Task data
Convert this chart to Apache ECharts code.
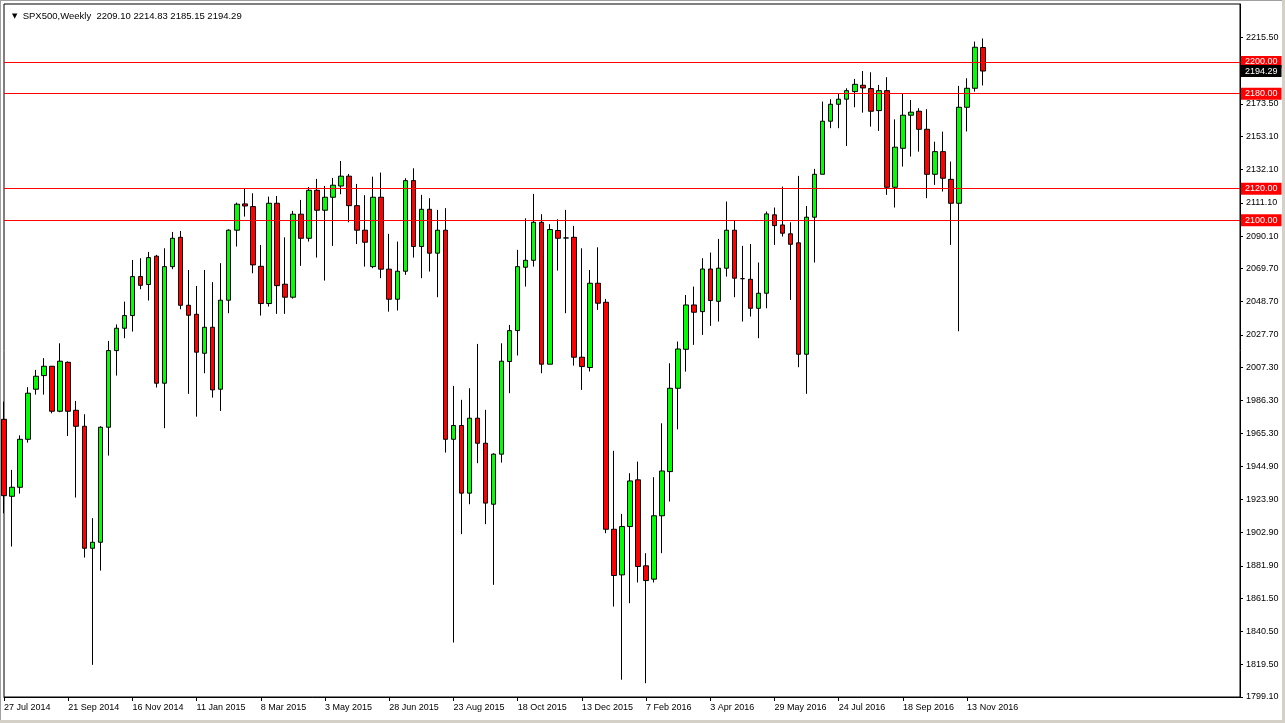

--

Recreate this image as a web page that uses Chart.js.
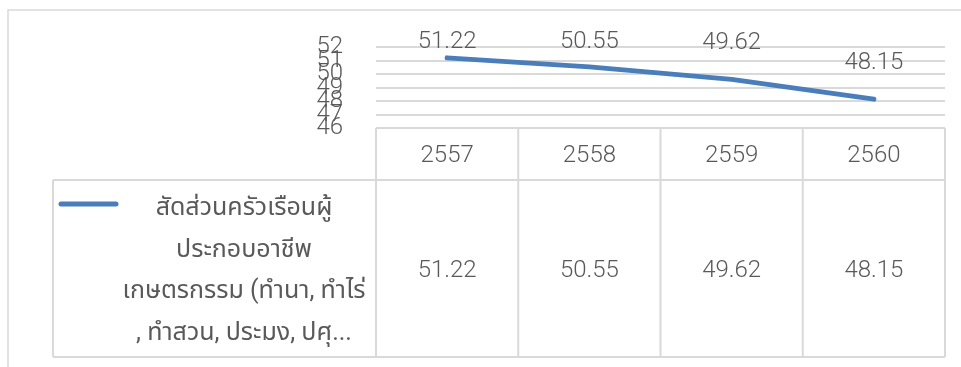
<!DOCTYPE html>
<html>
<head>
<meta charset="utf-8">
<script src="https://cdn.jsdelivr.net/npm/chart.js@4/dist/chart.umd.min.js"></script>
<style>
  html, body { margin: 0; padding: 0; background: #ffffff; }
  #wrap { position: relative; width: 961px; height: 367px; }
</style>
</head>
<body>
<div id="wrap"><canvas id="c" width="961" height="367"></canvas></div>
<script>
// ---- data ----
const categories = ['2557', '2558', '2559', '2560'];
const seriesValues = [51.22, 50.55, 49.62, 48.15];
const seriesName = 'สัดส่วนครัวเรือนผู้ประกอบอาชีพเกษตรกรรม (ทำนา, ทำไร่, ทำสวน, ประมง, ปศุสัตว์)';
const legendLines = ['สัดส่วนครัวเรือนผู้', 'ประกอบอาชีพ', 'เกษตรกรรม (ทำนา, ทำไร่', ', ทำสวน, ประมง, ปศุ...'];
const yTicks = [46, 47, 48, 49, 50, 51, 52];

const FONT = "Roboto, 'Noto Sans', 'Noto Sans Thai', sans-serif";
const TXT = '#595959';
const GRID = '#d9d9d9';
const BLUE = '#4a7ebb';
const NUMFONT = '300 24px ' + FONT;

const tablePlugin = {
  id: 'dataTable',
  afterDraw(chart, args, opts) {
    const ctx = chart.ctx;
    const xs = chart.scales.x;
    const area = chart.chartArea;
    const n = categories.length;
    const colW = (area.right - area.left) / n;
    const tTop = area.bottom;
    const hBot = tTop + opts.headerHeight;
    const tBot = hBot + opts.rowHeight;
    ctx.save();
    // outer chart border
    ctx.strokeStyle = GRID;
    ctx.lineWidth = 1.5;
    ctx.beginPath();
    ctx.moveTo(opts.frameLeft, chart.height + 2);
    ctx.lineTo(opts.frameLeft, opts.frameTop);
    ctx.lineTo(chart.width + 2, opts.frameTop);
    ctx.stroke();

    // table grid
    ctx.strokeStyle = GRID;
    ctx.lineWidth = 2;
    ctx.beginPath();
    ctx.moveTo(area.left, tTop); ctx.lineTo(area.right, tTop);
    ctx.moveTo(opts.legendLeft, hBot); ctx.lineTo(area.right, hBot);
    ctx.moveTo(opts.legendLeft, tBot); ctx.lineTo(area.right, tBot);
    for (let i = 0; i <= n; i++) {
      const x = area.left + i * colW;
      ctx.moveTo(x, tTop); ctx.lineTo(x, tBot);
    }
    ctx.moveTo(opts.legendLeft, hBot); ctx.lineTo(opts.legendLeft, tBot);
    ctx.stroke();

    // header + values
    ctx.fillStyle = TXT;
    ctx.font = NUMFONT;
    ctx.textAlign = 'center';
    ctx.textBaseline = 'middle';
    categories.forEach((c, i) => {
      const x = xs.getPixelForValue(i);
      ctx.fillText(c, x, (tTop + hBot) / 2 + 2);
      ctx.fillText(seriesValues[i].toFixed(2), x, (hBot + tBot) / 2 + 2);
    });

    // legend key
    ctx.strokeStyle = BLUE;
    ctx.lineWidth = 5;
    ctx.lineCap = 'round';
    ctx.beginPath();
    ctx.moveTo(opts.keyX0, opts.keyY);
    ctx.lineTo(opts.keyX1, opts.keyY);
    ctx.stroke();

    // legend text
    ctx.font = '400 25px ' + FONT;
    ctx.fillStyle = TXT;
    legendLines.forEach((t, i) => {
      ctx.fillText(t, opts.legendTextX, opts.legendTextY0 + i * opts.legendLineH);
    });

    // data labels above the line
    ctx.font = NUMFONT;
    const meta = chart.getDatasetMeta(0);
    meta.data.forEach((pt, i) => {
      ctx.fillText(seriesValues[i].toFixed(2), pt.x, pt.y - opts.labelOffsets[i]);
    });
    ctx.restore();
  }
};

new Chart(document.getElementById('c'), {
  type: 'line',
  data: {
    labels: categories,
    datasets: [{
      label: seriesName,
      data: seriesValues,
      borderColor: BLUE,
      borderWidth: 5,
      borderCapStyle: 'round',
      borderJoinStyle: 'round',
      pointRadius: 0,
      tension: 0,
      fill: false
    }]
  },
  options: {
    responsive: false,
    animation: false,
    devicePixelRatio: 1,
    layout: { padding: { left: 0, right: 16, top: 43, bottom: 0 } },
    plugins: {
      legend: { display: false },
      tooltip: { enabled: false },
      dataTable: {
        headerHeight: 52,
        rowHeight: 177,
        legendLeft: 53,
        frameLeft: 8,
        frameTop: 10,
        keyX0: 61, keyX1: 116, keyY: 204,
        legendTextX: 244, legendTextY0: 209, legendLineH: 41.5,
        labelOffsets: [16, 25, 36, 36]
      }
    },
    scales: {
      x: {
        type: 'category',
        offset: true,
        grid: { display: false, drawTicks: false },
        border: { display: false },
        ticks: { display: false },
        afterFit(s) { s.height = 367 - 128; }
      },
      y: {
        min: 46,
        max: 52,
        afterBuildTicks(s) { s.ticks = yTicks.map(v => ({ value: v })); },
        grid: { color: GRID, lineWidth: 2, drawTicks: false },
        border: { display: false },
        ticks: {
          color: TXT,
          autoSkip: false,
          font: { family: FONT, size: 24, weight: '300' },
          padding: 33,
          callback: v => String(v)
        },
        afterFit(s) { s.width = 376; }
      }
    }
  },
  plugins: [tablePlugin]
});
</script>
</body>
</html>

Challenge
Answer with one number: how many lines in the listing hold "this".

Right answer
2